I soliti noti su cui scaricare il peso delle manovre economiche sono sempre le classi meno agiate. Una vera ingiustizia che si perpetua e si fonda sulla loro debolezza. In assenza di una politica che miri al bene comune, a essere strizzati sono sempre i più poveri. Fino all’ultima goccia di sangue. I ricchi se la cavano sempre. Perché non si prende in considerazione la campagna “zerozerocinque” (0,05) per trovare risorse, tassando le transazioni finanziarie? Servirebbe anche a scoraggiare gli speculatori.

Pubblicato il 20 luglio 2011 - Commenti (0)
13
lug

La solitudine dei nostri ragazzi

Mi chiamo Debora e frequento la terza media. A volte, in parrocchia, mi capita di leggere Famiglia Cristiana. Sfogliando il giornale e sollecitata dal parroco, con cui spesso mi confido, mi son decisa a scriverle di un problema che, oggi, molti ragazzi della mia età si trovano spesso ad affrontare.

Mi riferisco alla solitudine. Una sensazione che provi magari quando qualcuno vuole ostacolare la tua felicità. Causata da un tradimento, da una parola di offesa, da uno sguardo che ti rimanda al punto di partenza, nella tua corsa alla felicità. Un punto in cui ci si ritrova soli, nonostante attorno a te ci sia tanta gente. Nessuno, però, è disposto ad aiutarti, a sprecare del tempo con te. Pronto ad afferrarti prima che tu caschi, a offrirti un sorriso pur di vederti felice. Sei solo, sommerso dai tuoi pensieri, e non sai come venirne fuori. Hai solo paura. E non trovi risposta alle tue domande.

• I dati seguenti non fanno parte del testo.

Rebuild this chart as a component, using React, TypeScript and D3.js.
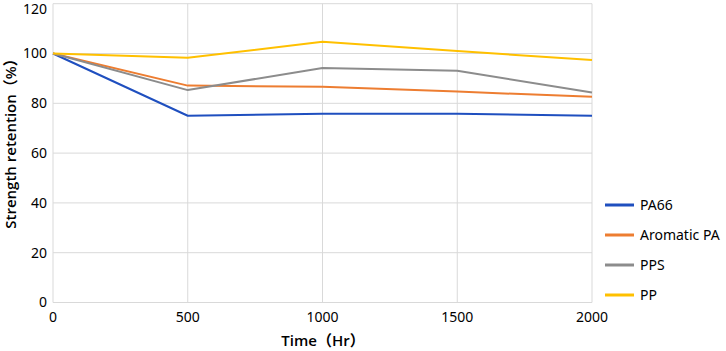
import React from "react";
import * as d3 from "d3";

const hours = [0, 500, 1000, 1500, 2000];
const pa66 = [100, 75.0, 75.8, 75.8, 75.0];
const aromaticPA = [100, 87.1, 86.6, 84.7, 82.6];
const pps = [100, 85.3, 94.2, 93.1, 84.3];
const pp = [100, 98.3, 104.7, 101.0, 97.4];
const seriesNames = ["PA66", "Aromatic PA", "PPS", "PP"];
const seriesColors = ["#1f4fbf", "#ed7d31", "#8c8c8c", "#ffc000"];
const yTicks = [0, 20, 40, 60, 80, 100, 120];
const xTicks = [0, 500, 1000, 1500, 2000];

const W = 726, H = 351;
const font = "'Noto Sans', 'Noto Sans CJK JP', sans-serif";
const titleFont = "'Open Sans', 'Noto Sans CJK JP', sans-serif";

export default function App() {
  const x = d3.scaleLinear().domain([0, 2000]).range([53, 592]);
  const y = d3.scaleLinear().domain([0, 120]).range([302.5, 3.7]);
  const all = [pa66, aromaticPA, pps, pp];
  const line = d3.line<number>().x((_, i) => x(hours[i])).y((d) => y(d));
  return (
    <svg width={W} height={H} style={{ position: "absolute", left: 0, top: 0 }} fontFamily={font}>
      <rect width={W} height={H} fill="#fff" />
      {yTicks.map((t) => (
        <g key={"y" + t}>
          <line x1={x(0)} x2={x(2000)} y1={y(t)} y2={y(t)} stroke="#d9d9d9" strokeWidth={1} />
          <text x={47} y={Math.max(y(t), 9)} dy="0.35em" textAnchor="end" fontSize={14} fill="#000">{t}</text>
        </g>
      ))}
      {xTicks.map((t) => (
        <g key={"x" + t}>
          <line x1={x(t)} x2={x(t)} y1={y(0)} y2={y(120)} stroke="#d9d9d9" strokeWidth={1} />
          <text x={x(t)} y={317} dy="0.35em" textAnchor="middle" fontSize={14} fill="#000">{t}</text>
        </g>
      ))}
      {all.map((s, i) => (
        <path key={i} d={line(s) || ""} fill="none" stroke={seriesColors[i]} strokeWidth={2} strokeLinejoin="round" />
      ))}
      <text x={323} y={341} dy="0.35em" textAnchor="middle" fontSize={15} fontWeight={600} fontFamily={titleFont} fill="#000">Time（Hr）</text>
      <text transform={`translate(11,140) rotate(-90)`} dy="0.35em" textAnchor="middle" fontSize={15} fontWeight={600} fontFamily={titleFont} fill="#000">Strength retention（%）</text>
      {seriesNames.map((n, i) => {
        const ly = 205 + i * 30;
        return (
          <g key={n}>
            <line x1={605} x2={634} y1={ly} y2={ly} stroke={seriesColors[i]} strokeWidth={3} />
            <text x={640} y={ly} dy="0.35em" fontSize={14} fill="#000">{n}</text>
          </g>
        );
      })}
    </svg>
  );
}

Ma, in fondo, la solitudine può avere uno sbocco positivo. Dopo aver sofferto e pianto inutilmente, alla ricerca di qualcuno che ti ascolti, quando hai perso ogni speranza, ecco che trovi un appoggio sicuro in Colui che sa dare una risposta ai tuoi interrogativi. E sa prenderti per mano. Quella mano che, anche quando non te ne accorgi, è sempre lì a sostenerti. È la mano sicura di Dio.

Debora

La tua lettera, cara Debora, è un’invocazione e, al tempo stesso, una denuncia contro noi adulti, perché non sappiamo più prestarvi ascolto. E non “perdiamo” il nostro tempo per stare con voi, a condividere i vostri progetti, sogni e delusioni. La fiducia in Dio è necessaria, attenzione solo che non si trasformi in un rifugio, in un estraniamento dal mondo. Buon per te che hai un prete che ha tempo di accogliere le tue confidenze. Perché la fretta, gli impegni e il correre da un posto all’altro, ha fatto trascurare anche a noi sacerdoti quella grande dote che è la capacità di ascolto.

Pubblicato il 13 luglio 2011 - Commenti (3)
13
lug

I tagli alla scuola e il futuro del paese

Mi rivolgo a lei in tono confidenziale perché sono una lettrice di “vecchia data”. Poiché ci tengo a un’informazione corretta, mi permetto di dissentire da quanto ha scritto don Mazzi sulla scuola e i docenti di Milano (FC n. 24/2011): «Come è impostata oggi la scuola, può solo aumentare il disagio giovanile e adolescenziale, con una classe docente specializzata nell’aumentare i problemi».

Io insegno ormai da oltre 23 anni e ho sempre svolto il mio lavoro con molta passione, preoccupandomi non solo di fornire nozioni ai ragazzi, ma di aiutarli anche nella loro formazione e crescita. Il giudizio di don Mazzi sui docenti è troppo negativo. Anche se lo Stato non investe su di noi, e i tagli sulla scuola ci costringono a lavorare con classi troppo numerose. Spesso i genitori non collaborano con i docenti, ma difendono sempre e comunque l’operato dei propri figli.

Una docente di scuola secondaria

Le parole di don Mazzi sono una salutare provocazione. E hanno il pregio di non passare inosservate, ma di suscitare un sano dibattito. Che sul mondo della scuola è quanto mai necessario. Se non vogliamo che vada alla deriva, nel generale menefreghismo e insensibilità istituzionale. Eppure, stiamo parlando di una cosa preziosa, di un luogo dove i nostri ragazzi passano gran parte del loro tempo negli anni dell’obbligo scolastico. Per ricevere non solo nozioni, ma una formazione che li prepara alla vita. Perché stiamo svalutando questo fondamentale compito, negando alla scuola e agli insegnanti, non solo un riconoscimento pubblico, ma tagliando anche il necessario? È una politica autolesionista.